The Dinantian succession in South Wales was deposited on the southward-sloping hanging wall of a half-graben, which probably formed by northerly downthrow on a major fault system in the Bristol Channel. This basin formed and evolved in a N—S orientated extensional stress field, which pervaded Britain during the Dinantian. Deposition was controlled by movements on basement faults or fault complexes that formed active hinge lines with E—W, NE—SW, NNW—SSE, and N—S trends, and by a buoyant palaeohigh that developed along the Carreg Cennen Disturbance. The hinge-lines and palaeohigh influenced the thickness of the succession, and patterns of onlap during transgression. Erosion was enhanced on uplifted fault footwalls and over the active Caledonoid-trending palaeohigh. Variations in the geometry of the basin-margin floor (ramp or platform) are attributed to variations in the regional pattern of asymmetrical subsidence and to rifting phases associated with E—W orientated structures. The N—S stress field, half-graben basin, and tectonic activity on the south-sloping hanging wall developed in response to subduction and/or lithospheric loading associated with an orogeny to the south.

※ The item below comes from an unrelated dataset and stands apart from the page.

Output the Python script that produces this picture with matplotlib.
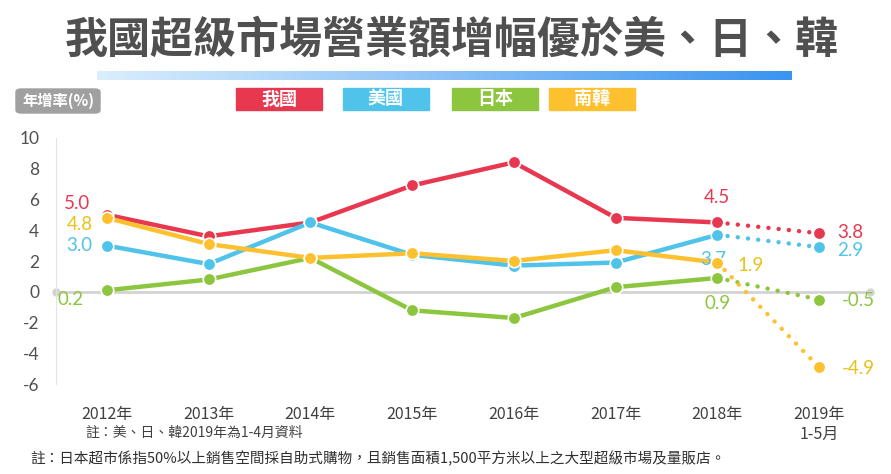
import matplotlib
matplotlib.use('Agg')
import matplotlib.pyplot as plt
import numpy as np
from matplotlib.patches import FancyBboxPatch, Rectangle

plt.rcParams['font.family'] = ['Noto Sans CJK TC', 'DejaVu Sans']

years = ['2012年', '2013年', '2014年', '2015年', '2016年', '2017年', '2018年', '2019年\n1-5月']
series_names = ['我國', '美國', '日本', '南韓']
taiwan = [5.0, 3.6, 4.5, 6.9, 8.4, 4.8, 4.5, 3.8]
usa = [3.0, 1.8, 4.5, 2.4, 1.7, 1.9, 3.7, 2.9]
japan = [0.1, 0.8, 2.2, -1.2, -1.7, 0.3, 0.9, -0.5]
korea = [4.8, 3.1, 2.2, 2.5, 2.0, 2.7, 1.9, -4.9]
colors = ['#e8384f', '#4fc3ea', '#8cc63f', '#fdc02f']
label_colors = ['#e8384f', '#4fc3ea', '#8cc63f', '#e8c21a']

# labels shown on the chart: (point index, text, offset in pixels)
labels = {
    '我國': [(0, '5.0', (-30, 11)), (6, '4.5', (0, 25)), (7, '3.8', (31, 1))],
    '美國': [(0, '3.0', (-28, 0)), (6, '3.7', (-4, -25)), (7, '2.9', (31, -3))],
    '日本': [(0, '0.2', (-36, -9)), (6, '0.9', (0, -26)), (7, '-0.5', (39, -1))],
    '南韓': [(0, '4.8', (-27, -7)), (6, '1.9', (33, -3)), (7, '-4.9', (39, -1))],
}

W, H = 891, 474
fig = plt.figure(figsize=(W / 100, H / 100), dpi=100)

# title and gradient bar
fig.text(452 / W, 1 - 40 / H, '我國超級市場營業額增幅優於美、日、韓', ha='center', va='center',
         fontsize=31, fontweight='bold', color='#505050')
bar_ax = fig.add_axes([97 / W, 1 - 80 / H, (792 - 97) / W, 9 / H])
grad = np.linspace(0, 1, 256).reshape(1, -1)
bar_cmap = matplotlib.colors.LinearSegmentedColormap.from_list('g', ['#dbeefc', '#3a94f0'])
bar_ax.imshow(grad, aspect='auto', cmap=bar_cmap)
bar_ax.axis('off')

# unit badge
fig.patches.append(FancyBboxPatch((16 / W, 1 - 113 / H), 84 / W, 24 / H,
                                  boxstyle='round,pad=0,rounding_size=0.006',
                                  transform=fig.transFigure, color='#a0a0a0'))
fig.text(58 / W, 1 - 101 / H, '年增率(%)', ha='center', va='center', fontsize=11,
         fontweight='bold', color='white')

# legend boxes
box_x = [236, 343, 452, 549]
for bx, name, c in zip(box_x, series_names, colors):
    fig.patches.append(Rectangle((bx / W, 1 - 110 / H), 86 / W, 22 / H,
                                 transform=fig.transFigure, color=c))
    fig.text((bx + 43) / W, 1 - 99 / H, name, ha='center', va='center', fontsize=13,
             fontweight='bold', color='white')

# main chart
ax = fig.add_axes([56 / W, 1 - 392 / H, (870 - 56) / W, (392 - 130) / H])
ax.set_xlim(-0.5, 7.5)
ax.set_ylim(-6.5, 10.5)
x = np.arange(len(years))

ax.plot([-0.5, 7.5], [0, 0], color='#d3d3d3', lw=2, zorder=1)
ax.plot([-0.5, 7.5], [0, 0], 'o', color='#d3d3d3', ms=5, zorder=1, clip_on=False)

for name, vals, c, lc in zip(series_names, [taiwan, usa, japan, korea], colors, label_colors):
    ax.plot(x[:7], vals[:7], color=c, lw=3.2, solid_capstyle='round', zorder=2)
    ax.plot(x[6:], vals[6:], color=c, lw=3.2, linestyle=(0, (0.01, 2.3)),
            dash_capstyle='round', zorder=2)
    ax.plot(x[:7], vals[:7], 'o', color=c, ms=9, mec='white', mew=1.2, zorder=3)
    ax.plot(x[7:], vals[7:], 'o', color=c, ms=9, mec='white', mew=1.2, zorder=3)
    for i, txt, off in labels[name]:
        ax.annotate(txt, (x[i], vals[i]), xytext=off, textcoords='offset pixels',
                    ha='center', va='center', fontsize=13.5, color=lc, family='Lato')

ax.set_yticks(range(-6, 11, 2))
ax.set_yticklabels([str(v) for v in range(-6, 11, 2)], family='Lato', fontsize=12.5, color='#505050')
ax.set_xticks(x)
ax.set_xticklabels(years, fontsize=11.5, color='#404040', linespacing=1.2, va='top')
ax.tick_params(axis='y', length=0, pad=12)
ax.tick_params(axis='x', length=0, pad=10)
for s in ['top', 'right', 'bottom']:
    ax.spines[s].set_visible(False)
ax.spines['left'].set_color('#e4e4e4')
ax.spines['left'].set_bounds(-6, 10)

fig.text(85 / W, 1 - 433 / H, '註：美、日、韓2019年為1-4月資料', ha='left', va='center',
         fontsize=10, color='#404040')
fig.text(30 / W, 1 - 459 / H, '註：日本超市係指50%以上銷售空間採自助式購物，且銷售面積1,500平方米以上之大型超級市場及量販店。',
         ha='left', va='center', fontsize=10.5, color='#303030')

fig.savefig('out.png', dpi=100)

The pattern of Dinantian cyclicity is attributed to the interaction between uplift, episodic (pulsed subsidence) sedimentation rates, and changes in relative base level, which were probably tectonic and related to rifting and subsidence. The process of marine transgression involved rifting subsidence and shoreface and barrier retreat. Regressive phases are progradational and contain barrier and back barrier deposits when progradation coincided with high sedimentation rates and relative rise in sea level. Progradation and high sedimentation rates during relatively static base levels produced regressive sequences minus a back-barrier lagoonal—peritidal facies.